Any advice for other home brewers thinking of taking the big step?

You really need to make sure you understand where you want to be in five years. Yeah its cool to think that you can have a beer being served at a bar but the reality is that if you don’t want to waste your kids inheritance you have to think of it like a business. Brewing is only 20% of it. That may sound too capitalist for a few people but it’s the truth. The margins in beer are small compared to a lot of industries. Add in a product that sells rather quickly and has relatively small order volumes from individual customers means it’s logistically challenging. It’s really a case of toe in, all in. This said, it’s also damn satisfying when you see that first pint of beer ordered by a complete stranger. You need to make sure this satisfaction is what you are seeking as it’s this that will keep you going. I know for us we have found this to extremely rewarding.

Do you have any philosophies in life that guide you or you live by?

"Be present" "Think global, drink local" "What goes around, comes around" "No pain, no gain" "When you dig be careful where you throw the dirt" "Wisdom is the ability to choose the lessor of a number of evils" "Quality over quantity"

Final thoughts 

I may have painted an interesting picture for a few people but I’d prefer to give the reality - it’s tough. However, the soul satisfying reward you get from it means that it’s all worthwhile. We wouldn’t change a thing.

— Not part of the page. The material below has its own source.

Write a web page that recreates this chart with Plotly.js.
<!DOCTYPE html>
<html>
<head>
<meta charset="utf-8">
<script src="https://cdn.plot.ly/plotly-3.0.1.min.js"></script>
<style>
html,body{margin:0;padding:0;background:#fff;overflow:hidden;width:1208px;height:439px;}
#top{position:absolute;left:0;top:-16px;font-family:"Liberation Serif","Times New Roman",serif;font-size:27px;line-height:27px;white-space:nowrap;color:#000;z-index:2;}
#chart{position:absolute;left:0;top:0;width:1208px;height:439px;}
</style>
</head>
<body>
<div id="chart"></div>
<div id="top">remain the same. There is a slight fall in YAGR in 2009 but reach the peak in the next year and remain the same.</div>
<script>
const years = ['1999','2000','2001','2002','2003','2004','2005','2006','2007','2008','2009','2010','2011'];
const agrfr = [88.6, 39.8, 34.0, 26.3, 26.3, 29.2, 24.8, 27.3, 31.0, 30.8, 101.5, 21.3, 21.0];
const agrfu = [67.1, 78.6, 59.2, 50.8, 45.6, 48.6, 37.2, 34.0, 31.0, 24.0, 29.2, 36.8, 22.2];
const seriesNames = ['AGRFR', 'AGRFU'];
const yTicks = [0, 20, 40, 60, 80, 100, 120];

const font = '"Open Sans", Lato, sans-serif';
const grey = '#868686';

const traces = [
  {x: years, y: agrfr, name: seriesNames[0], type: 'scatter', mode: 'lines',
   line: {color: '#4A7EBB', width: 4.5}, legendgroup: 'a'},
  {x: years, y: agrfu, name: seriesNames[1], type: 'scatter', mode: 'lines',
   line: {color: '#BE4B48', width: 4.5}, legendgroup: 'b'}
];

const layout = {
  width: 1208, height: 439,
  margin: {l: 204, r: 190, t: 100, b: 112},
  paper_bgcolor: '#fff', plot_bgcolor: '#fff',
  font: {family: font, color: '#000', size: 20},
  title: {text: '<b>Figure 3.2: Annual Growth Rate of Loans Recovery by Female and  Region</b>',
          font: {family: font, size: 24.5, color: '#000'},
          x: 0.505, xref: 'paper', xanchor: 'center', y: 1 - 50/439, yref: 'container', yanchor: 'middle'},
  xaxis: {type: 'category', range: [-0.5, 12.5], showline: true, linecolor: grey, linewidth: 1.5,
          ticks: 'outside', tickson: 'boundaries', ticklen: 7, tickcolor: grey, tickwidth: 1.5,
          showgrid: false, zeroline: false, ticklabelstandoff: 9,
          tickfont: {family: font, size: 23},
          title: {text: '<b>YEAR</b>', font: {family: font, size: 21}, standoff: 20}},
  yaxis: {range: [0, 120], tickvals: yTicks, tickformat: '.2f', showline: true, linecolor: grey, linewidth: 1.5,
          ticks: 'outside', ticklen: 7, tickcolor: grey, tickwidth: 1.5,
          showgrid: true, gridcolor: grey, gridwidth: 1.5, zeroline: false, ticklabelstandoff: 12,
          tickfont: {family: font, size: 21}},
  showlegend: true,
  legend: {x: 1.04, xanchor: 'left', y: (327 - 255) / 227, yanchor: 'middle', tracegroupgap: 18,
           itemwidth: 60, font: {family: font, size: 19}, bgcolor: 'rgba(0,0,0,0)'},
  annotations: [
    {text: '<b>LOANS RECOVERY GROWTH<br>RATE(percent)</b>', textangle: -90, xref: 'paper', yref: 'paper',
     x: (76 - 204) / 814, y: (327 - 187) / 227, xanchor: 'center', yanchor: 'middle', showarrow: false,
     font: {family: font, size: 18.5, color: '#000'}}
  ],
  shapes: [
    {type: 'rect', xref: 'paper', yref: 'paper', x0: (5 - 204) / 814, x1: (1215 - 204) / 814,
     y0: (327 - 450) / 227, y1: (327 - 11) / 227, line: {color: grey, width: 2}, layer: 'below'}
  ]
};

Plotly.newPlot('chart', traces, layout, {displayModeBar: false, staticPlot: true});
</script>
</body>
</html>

And of course… drum roll…we’re building a brewery on the corner of Reserve and Bay Rd in Cheltenham. We’re sharing this with another brewing company called Bad Shepherd. Brewer/Owner Head shepherd is a fellow home brewer you may know from competitions - Dereck Hales. It will be a 100 seat bar/restaurant, smoke house and full production brewery. Hopefully open around Sept/Oct. I’m really keen to do some Bayside Brewers / Wolf of the Willows collaborations so watch this space.